Capital Gains and 1031 Exchange

Kevin Lu can help you save money on your home sale by avoiding paying taxes using these steps.

Managing the Initial Sale

You could mitigate this tax burden by controlling the year in which title and possession passes and, therefore, the year in which you report the profit or loss on the transaction. In other words, you can set the transfer of ownership to a year in which you expect to have a lower tax burden. However, if your income is steady and paying tax on the gain looks inevitable, you may want to consider using the IRC Section 1031 exchange.

 

The Section 1031 Exchange

The Section 1031 exchange allows an investor to trade real estate held for investment for other investment real estate and incur no immediate tax liabilities. Under Section 1031, if you exchange business or investment property solely for a business or investment property of a like-kind, no gain or loss is recognized until the newly acquired property is sold. Keep in mind that Section 1031 does not apply to exchanges of inventory, stocks, bonds, notes, evidence of indebtedness, and certain other assets.

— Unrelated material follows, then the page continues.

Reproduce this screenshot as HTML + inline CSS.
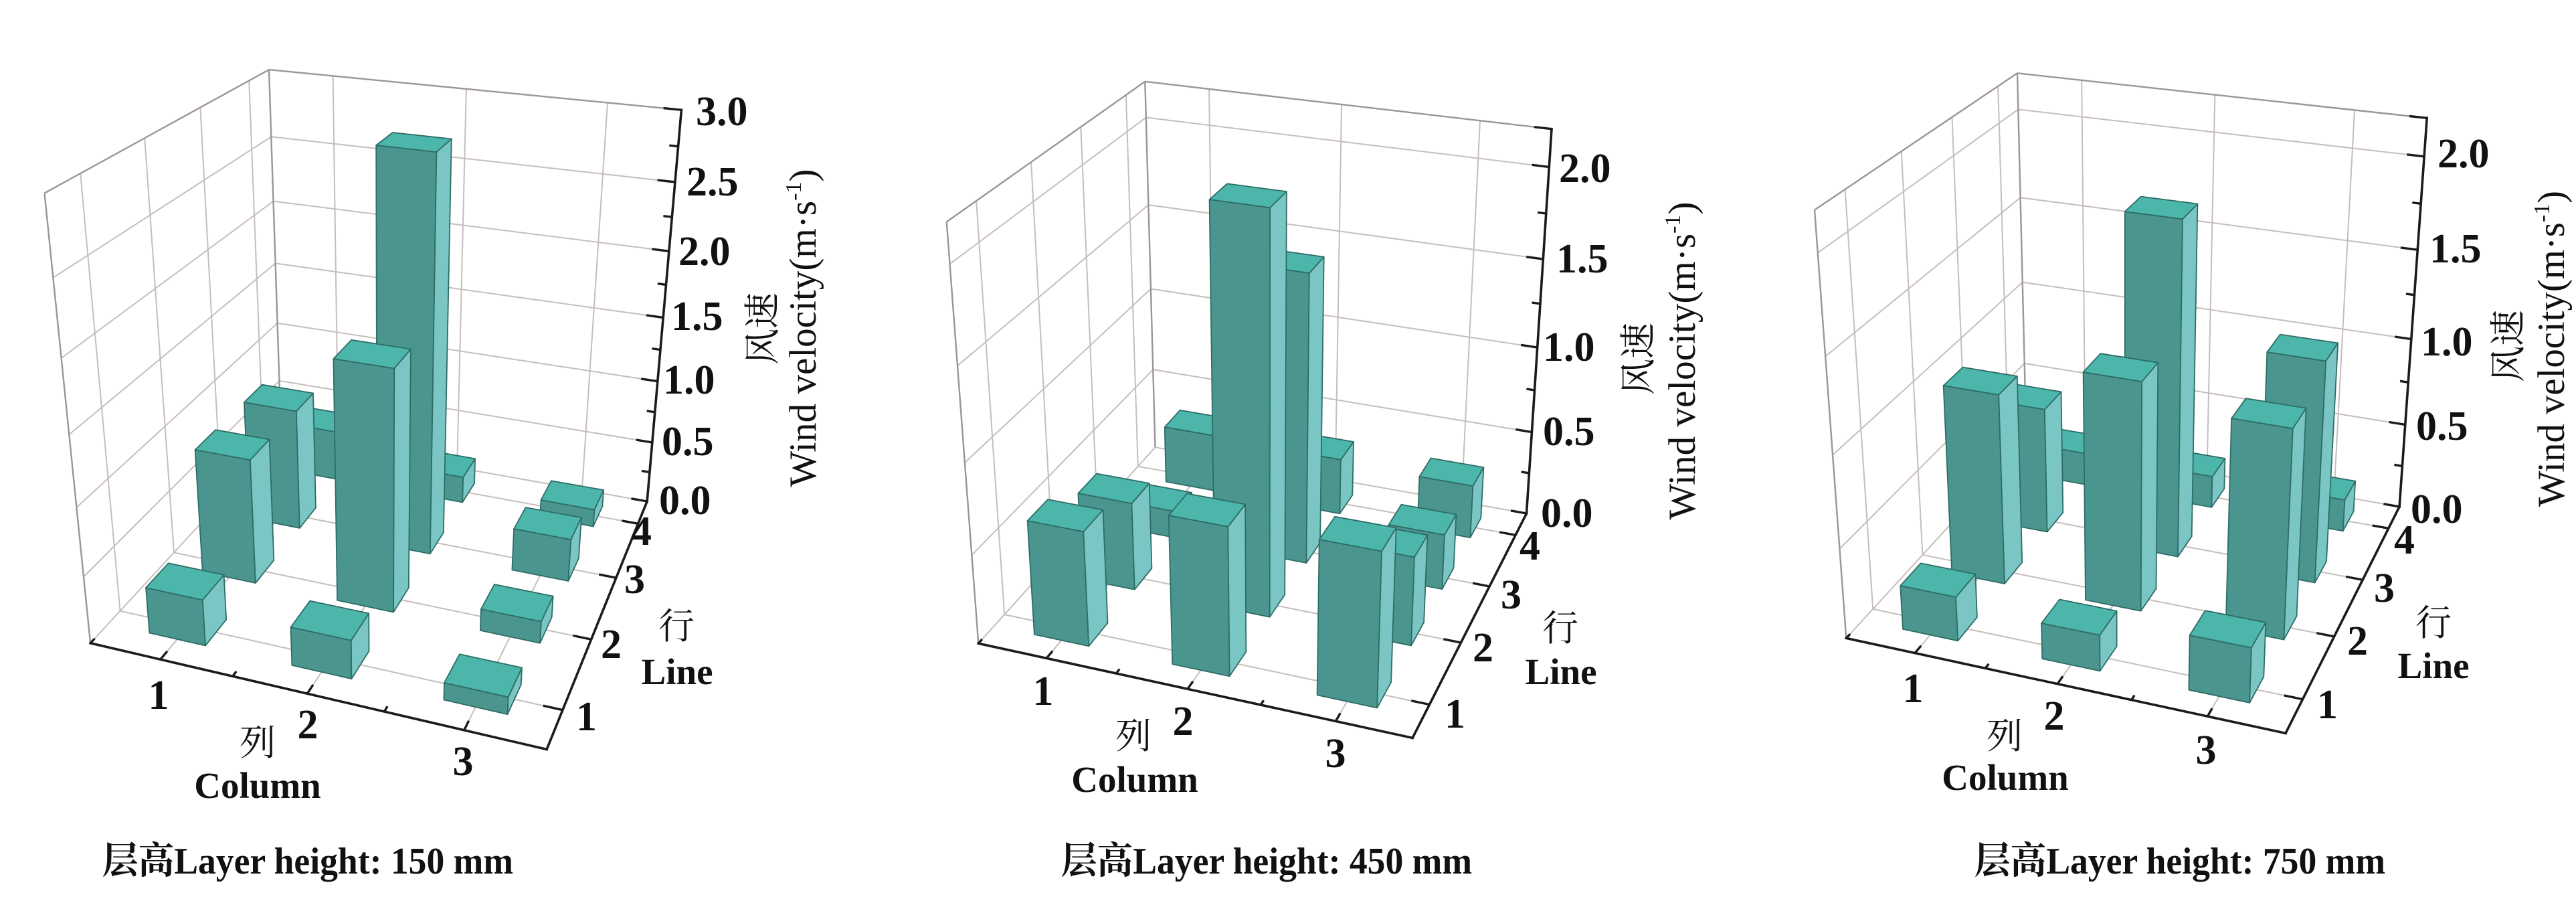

Beginning in 2018, new tax legislation limited these exchanges to real estate: Section 1031 exchanges of other property, such as artwork, are no longer permitted. For more clarity, refer to the IRS.

Rules and Regulations

The Section 1031 exchange will not allow the avoidance of capital gains taxes in all cases. For example, the exchange of U.S. real estate for real estate in another country will not qualify for tax-free exchange status. Furthermore, trades involving property used for personal purposes—such as exchanging a personal residence for a rental property—will not receive the tax-free treatment afforded under Section 1031. Finally, if either party subsequently disposes of the exchanged property within a two-year period, the exchanged property will become subject to tax.